Aynı zamanda günümüz sanatçılarından: Boris Orlov, Dmitry Progov, Francisco İnfante, Oleg Kulik, A. Brodski, Aidan Salakhov, Lena Hades, Valery Koshlyakov ve Serguei Shutov’un eserleri de görülebilir. Bu sanatçılar, daha çok “aktuel” sanat olarak adlandırılan bir tarz üzerine çalışmışlardır.

Rusya Moskova Kremlin Çevresi Golgol Anı Evi

GOGOL ANI EVİ-GOGOL HEYKELİ

19’ncu yüzyılın en önemli ve en gizemli yazarı: Nikolay Gogol’un heykeli, heykeltıraş Nikolay Andriyev tarafından yapılmıştır. 1909 yılında, yazarın 100. doğum yılı nedeniyle dikilen bu heykel, yaşamı kadar, yani 42 yıl boyunca burada kalır. Ancak, daha sonradan, Stalin bu heykelin çok filozofik, dramatik ve komünist ideolojilerine göre çok entelektüel kaldığını düşünmesi nedeniyle, bulunduğu yerden kaldırılıp, Donskiy Manastırına taşıtılır.

Onun yerine de, optimistlik, aydınlık, askeri bir geçit törenini yöneten generali andıran, bir başka Gogol heykeli dikilir. Stalin’in ölümünden sonra, eski Gogol heykeli sürgünden döner, ancak yetkililer onu eski yerine koymazlar.

Anıt böylece, Nikitsky Bulvar’da, Gogol’un son dört yılını geçirdiği 7 numaralı binanın önünde, yaşlı ağaçların arasındaki yerini alır. Gizemli ve neredeyse canlı gibi görünen heykelde, Gogol bir koltukta oturuyor ve gözünde bir onaylamama ifadesi, yüzünde anlaşılmaz bir gülümsemeyle ziyaretçilerine tepeden bakıyor.

Nikitsky Bulvarı, kalabalık “Novy Arbat Bulvarı” ile bitiyor.

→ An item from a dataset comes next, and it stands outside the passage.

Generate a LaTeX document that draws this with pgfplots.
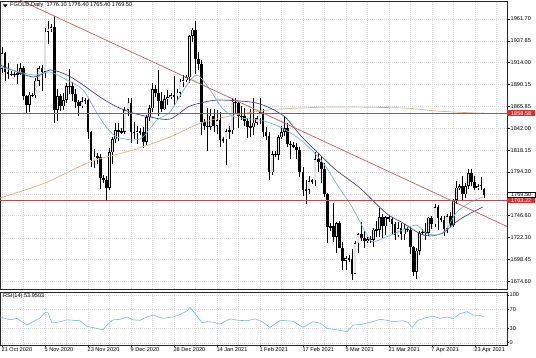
\documentclass[border=0pt]{standalone}
\usepackage{fontspec}
\setmainfont{Liberation Sans}
\usepackage{pgfplots}
\usepackage{pgfplotstable}
\pgfplotsset{compat=1.18}
\newcommand\lf{\fontsize{5.6}{6.4}\selectfont}
\definecolor{mateal}{RGB}{120,185,195}
\definecolor{manavy}{RGB}{72,68,135}
\definecolor{matan}{RGB}{210,180,140}
\definecolor{trend}{RGB}{190,105,105}
\definecolor{hline}{RGB}{185,75,75}
\definecolor{lblred}{RGB}{225,45,45}
\definecolor{rsic}{RGB}{120,185,210}
\definecolor{bullfill}{RGB}{225,225,225}

\pgfplotstableread{
i o h l c
0 1907 1931 1903 1924
1 1924 1926 1894 1904
2 1904 1913 1896 1902
3 1902 1905 1899 1901
4 1901 1904 1898 1902
5 1902 1912 1891 1902
6 1902 1914 1900 1908
7 1908 1910 1873 1877
8 1877 1879 1859 1868
9 1868 1882 1860 1879
10 1879 1881 1876 1878
11 1878 1897 1875 1894
12 1894 1910 1888 1908
13 1908 1911 1883 1904
14 1904 1952 1897 1948
15 1948 1960 1934 1951
16 1951 1956 1948 1953
17 1953 1965 1848 1862
18 1862 1885 1850 1877
19 1877 1880 1861 1866
20 1866 1881 1862 1873
21 1873 1892 1870 1888
22 1888 1907 1880 1888
23 1888 1893 1872 1880
24 1880 1885 1864 1871
25 1871 1873 1855 1866
26 1866 1876 1864 1872
27 1872 1875 1869 1873
28 1873 1875 1830 1838
29 1838 1839 1800 1807
30 1807 1819 1799 1811
31 1811 1815 1803 1811
32 1811 1814 1776 1788
33 1788 1791 1782 1786
34 1786 1790 1764 1777
35 1777 1820 1774 1816
36 1816 1832 1803 1830
37 1830 1848 1826 1840
38 1840 1848 1828 1839
39 1839 1842 1836 1838
40 1838 1865 1836 1862
41 1862 1875 1855 1870
42 1870 1875 1826 1838
43 1838 1849 1830 1837
44 1837 1845 1825 1839
45 1839 1842 1835 1838
46 1838 1843 1820 1827
47 1827 1857 1824 1854
48 1854 1868 1850 1864
49 1864 1892 1860 1885
50 1885 1889 1876 1881
51 1881 1906 1855 1872
52 1872 1882 1860 1863
53 1863 1879 1862 1874
54 1874 1884 1868 1876
55 1876 1881 1874 1878
56 1878 1899 1868 1877
57 1877 1885 1873 1881
58 1881 1896 1876 1893
59 1893 1900 1887 1895
60 1895 1900 1893 1898
61 1898 1944 1892 1943
62 1943 1952 1936 1950
63 1950 1959 1901 1918
64 1918 1926 1906 1912
65 1912 1917 1835 1849
66 1849 1852 1840 1845
67 1845 1864 1817 1844
68 1844 1863 1840 1856
69 1856 1863 1838 1845
70 1845 1862 1836 1851
71 1851 1860 1822 1829
72 1829 1833 1826 1830
73 1830 1841 1802 1839
74 1839 1845 1830 1840
75 1840 1875 1836 1871
76 1871 1875 1859 1870
77 1870 1871 1842 1855
78 1855 1867 1851 1856
79 1856 1864 1845 1850
80 1850 1853 1831 1844
81 1844 1863 1833 1843
82 1843 1875 1835 1848
83 1848 1856 1846 1853
84 1853 1875 1847 1860
85 1860 1863 1832 1838
86 1838 1843 1829 1834
87 1834 1838 1785 1794
88 1794 1817 1791 1814
89 1814 1817 1811 1813
90 1813 1835 1807 1832
91 1832 1845 1830 1838
92 1838 1855 1834 1842
93 1842 1848 1822 1825
94 1825 1828 1809 1824
95 1824 1827 1820 1822
96 1822 1826 1809 1818
97 1818 1822 1789 1794
98 1794 1800 1768 1775
99 1775 1785 1759 1775
100 1775 1790 1770 1784
101 1784 1787 1781 1785
102 1785 1816 1779 1808
103 1808 1815 1794 1805
104 1805 1812 1782 1797
105 1797 1804 1767 1770
106 1770 1771 1717 1734
107 1734 1738 1730 1735
108 1735 1760 1718 1723
109 1723 1739 1706 1738
110 1738 1741 1711 1711
111 1711 1718 1687 1697
112 1697 1702 1687 1700
113 1700 1703 1696 1699
114 1699 1710 1676 1683
115 1683 1719 1683 1716
116 1716 1727 1706 1726
117 1726 1739 1719 1722
118 1722 1730 1711 1719
119 1719 1723 1716 1721
120 1721 1724 1717 1720
121 1720 1733 1712 1731
122 1731 1741 1723 1731
123 1731 1755 1723 1745
124 1745 1748 1722 1735
125 1735 1746 1725 1745
126 1745 1747 1740 1743
127 1743 1745 1726 1737
128 1737 1740 1720 1725
129 1725 1739 1723 1733
130 1733 1738 1720 1726
131 1726 1737 1720 1732
132 1732 1734 1729 1731
133 1731 1734 1705 1712
134 1712 1713 1680 1685
135 1685 1711 1677 1708
136 1708 1730 1703 1728
137 1728 1732 1725 1729
138 1729 1738 1720 1728
139 1728 1745 1724 1744
140 1744 1746 1732 1737
141 1737 1759 1734 1756
142 1756 1758 1731 1744
143 1744 1746 1740 1742
144 1742 1746 1724 1732
145 1732 1748 1727 1746
146 1746 1750 1734 1736
147 1736 1765 1734 1764
148 1764 1784 1759 1777
149 1777 1781 1774 1779
150 1779 1790 1763 1770
151 1770 1782 1766 1779
152 1779 1797 1776 1793
153 1793 1798 1779 1783
154 1783 1790 1774 1777
155 1777 1781 1775 1779
156 1779 1789 1774 1780
157 1776.1 1776.4 1765.4 1769.5
}\ohlc

\pgfplotstableread{
i v
-0.65 1909.2
10.1 1900.4
15.6 1903.7
21.2 1894.9
26.4 1884.0
30.9 1858.8
34.2 1842.4
37.5 1832.5
42.7 1829.3
45.9 1832.5
50.5 1851.1
54.7 1859.9
59.6 1886.2
63.5 1900.4
67.8 1884.0
71.7 1864.3
75.9 1854.4
84.0 1851.1
90.6 1843.5
97.4 1829.0
103.0 1810.7
106.2 1796.4
109.4 1779.0
114.0 1756.0
118.6 1727.0
120.8 1718.0
125.1 1723.1
130.6 1730.7
134.9 1736.2
138.1 1727.4
141.4 1725.3
144.6 1730.7
147.9 1749.3
152.1 1760.3
156.7 1766.9
}\fastma

\pgfplotstableread{
i v
-0.65 1911.3
10.1 1898.2
15.6 1905.9
21.2 1900.4
26.4 1889.5
31.9 1876.3
37.5 1865.4
42.7 1858.8
48.2 1854.4
54.7 1852.2
60.6 1865.4
64.8 1869.8
70.4 1873.0
81.1 1870.8
86.6 1865.4
92.2 1854.4
97.4 1833.6
103.0 1815.0
108.8 1796.4
116.6 1776.7
125.1 1749.3
130.6 1738.4
135.8 1727.4
139.1 1724.2
143.6 1727.4
147.9 1739.5
152.1 1748.2
156.7 1756.0
}\slowma

\pgfplotstableread{
i v
-0.65 1765.8
14.0 1782.2
28.7 1805.2
42.7 1818.3
54.7 1832.5
64.8 1847.9
75.9 1856.6
86.6 1862.1
97.4 1864.3
109.4 1865.4
130.6 1864.3
141.4 1861.0
154.4 1858.8
157.0 1858.8
}\longma

\pgfplotstableread{
i v
-0.65 54
2.6 48
4.9 51
8.1 37
10.1 44
12.4 52
14.0 63
15.0 63
16.3 41
18.9 44
21.2 48
25.4 46
27.7 34
30.9 30
32.9 27
34.2 37
36.2 48
38.4 49
40.7 54
42.7 48
45.0 47
47.2 54
49.2 58
52.4 51
55.7 54
58.0 59
60.3 67
61.2 74
62.9 61
65.1 42
66.8 44
68.7 43
71.0 39
74.3 50
76.9 47
79.8 46
82.5 50
85.0 43
87.3 32
90.6 47
94.8 45
98.0 32
101.3 44
103.6 41
105.9 30
109.1 27
112.4 23
114.3 37
116.6 38
120.8 44
123.1 49
125.4 47
127.4 44
130.6 46
132.2 43
133.6 32
135.5 47
138.4 53
140.4 56
142.7 51
145.0 54
146.9 50
149.2 61
151.5 65
153.4 58
155.7 57
157.0 54
}\rsi

\begin{document}
\begin{tikzpicture}
\useasboundingbox (0pt,0pt) rectangle (536pt,357pt);
\pgfplotsset{
  mtgrid/.style={
    grid=both,
    major grid style={draw=gray!28, dash pattern=on 1pt off 1pt, line width=0.4pt},
    minor grid style={draw=gray!28, dash pattern=on 1pt off 1pt, line width=0.4pt},
    minor tick length=0pt,
  },
}
% ---------- main price panel ----------
\begin{axis}[
  at={(0pt,68pt)}, anchor=south west, scale only axis,
  width=507pt, height=288pt,
  xmin=-0.651, xmax=164.5, ymin=1666.16, ymax=1981.4,
  clip mode=individual,
  axis line style={black!85, line width=0.6pt},
  mtgrid,
  xtick={0,14,...,154}, minor xtick={7,21,...,161},
  xticklabels={}, xtick style={draw=none},
  ytick={1674.6,1698.45,1722.3,1746.6,1770.45,1794.3,1818.15,1842,1865.85,1890.15,1914,1937.85,1961.7},
  yticklabels={1674.60,1698.45,1722.30,1746.60,,1794.30,1818.15,1842.00,1865.85,1890.15,1914.00,1937.85,1961.70},
  ytick pos=right, yticklabel pos=right, tick align=outside,
  major tick length=3pt, ytick style={black, line width=0.5pt},
  yticklabel style={font=\lf, anchor=west, inner sep=0pt, xshift=0.5pt},
]
% wicks
\addplot[draw=none, forget plot, error bars/.cd, y dir=both, y explicit, error mark=none,
  error bar style={draw=black, line width=0.6pt, solid}]
  table[x=i, y expr={(\thisrow{h}+\thisrow{l})/2}, y error expr={(\thisrow{h}-\thisrow{l})/2}] {\ohlc};
% bodies (black)
\addplot[draw=none, forget plot, error bars/.cd, y dir=both, y explicit, error mark=none,
  error bar style={draw=black, line width=2.7pt, solid}]
  table[x=i, y expr={(\thisrow{o}+\thisrow{c})/2}, y error expr={max(abs(\thisrow{c}-\thisrow{o})/2,0.55)}] {\ohlc};
% bullish bodies (light inside)
\addplot[draw=none, forget plot, error bars/.cd, y dir=both, y explicit, error mark=none,
  error bar style={draw=bullfill, line width=1.5pt, solid}]
  table[x=i, y expr={(\thisrow{o}+\thisrow{c})/2}, y error expr={(\thisrow{c}>\thisrow{o})*max((\thisrow{c}-\thisrow{o})/2-0.66,0)}] {\ohlc};
% moving averages
\addplot[matan, line width=0.7pt, smooth, tension=0.5] table[x=i,y=v] {\longma};
\addplot[manavy, line width=0.7pt, smooth, tension=0.5] table[x=i,y=v] {\slowma};
\addplot[mateal, line width=0.7pt, smooth, tension=0.5] table[x=i,y=v] {\fastma};
% horizontal levels and trendline
\addplot[hline, line width=0.75pt] coordinates {(-0.651,1858.58) (164.5,1858.58)};
\addplot[hline, line width=0.75pt] coordinates {(-0.651,1763.22) (164.5,1763.22)};
\addplot[trend, line width=0.75pt] coordinates {(5.86,1982.4) (164.5,1734.6)};
% price labels
\node[anchor=west, fill=lblred, text=white, inner xsep=1.2pt, inner ysep=0.8pt, minimum width=28pt, font=\lf] at (axis cs:164.5,1858.58) {1858.58};
\node[anchor=west, fill=white, draw=black, line width=0.4pt, text=black, inner xsep=1.2pt, inner ysep=0.8pt, minimum width=28pt, font=\lf] at (axis cs:164.5,1769.5) {1769.50};
\node[anchor=west, fill=lblred, text=white, inner xsep=1.2pt, inner ysep=0.8pt, minimum width=28pt, font=\lf] at (axis cs:164.5,1763.22) {1763.22};
\end{axis}

% ---------- RSI panel ----------
\begin{axis}[
  at={(0pt,12pt)}, anchor=south west, scale only axis,
  width=507pt, height=53pt,
  xmin=-0.651, xmax=164.5, ymin=-4.8, ymax=106.3,
  axis line style={black!85, line width=0.6pt},
  mtgrid,
  xtick={0,14,...,154}, minor xtick={7,21,...,161},
  xticklabels={21 Oct 2020,5 Nov 2020,23 Nov 2020,9 Dec 2020,28 Dec 2020,14 Jan 2021,1 Feb 2021,17 Feb 2021,5 Mar 2021,21 Mar 2021,7 Apr 2021,23 Apr 2021},
  xtick pos=bottom, xticklabel pos=bottom, tick align=outside,
  major tick length=2pt, xtick style={black, line width=0.5pt},
  xticklabel style={font=\lf, anchor=north west, inner sep=0pt, yshift=-0.5pt, xshift=-0.5pt},
  ytick={0,30,70,100}, yticklabels={0,30,70,100},
  ytick pos=right, yticklabel pos=right, ytick style={black, line width=0.5pt},
  yticklabel style={font=\lf, anchor=west, inner sep=0pt, xshift=0.5pt},
]
\addplot[rsic, line width=0.6pt] table[x=i,y=v] {\rsi};
\end{axis}

% header texts
\fill[black] (3pt,352.5pt) -- (7.5pt,352.5pt) -- (5.25pt,349.5pt) -- cycle;
\node[anchor=west, inner sep=0pt, font=\lf] at (10pt,351.5pt) {FGOLD,Daily\ \ 1776.10 1776.40 1765.40 1769.50};
\node[anchor=west, inner sep=0pt, font=\lf] at (3pt,60.5pt) {RSI(14) 53.9503};
\end{tikzpicture}
\end{document}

Burada bir yapı var. İlginizi çekebilir. Dom Drujbi isimli Dostluk Evi.

Evet, buradan: Gogolevsky Bulvarını takip ederek, Moskova nehrine doğru inmeye devam ediyorsunuz. Yol üzerinde göreceğiniz yapılar: Savunma Bakanlığı, Boris&Gleb Şapeli ve Apostle Philip Kilisesi.

Turun sonu, ırmak kenarındaki bir katedral ile sonlanıyor. Bu katedrali de daha önce görmüştünüz. (Bulvar Çevre yolu gezi güzergahında)

Evet, bu tur gezimizde, ırmak kenarında bitiyor.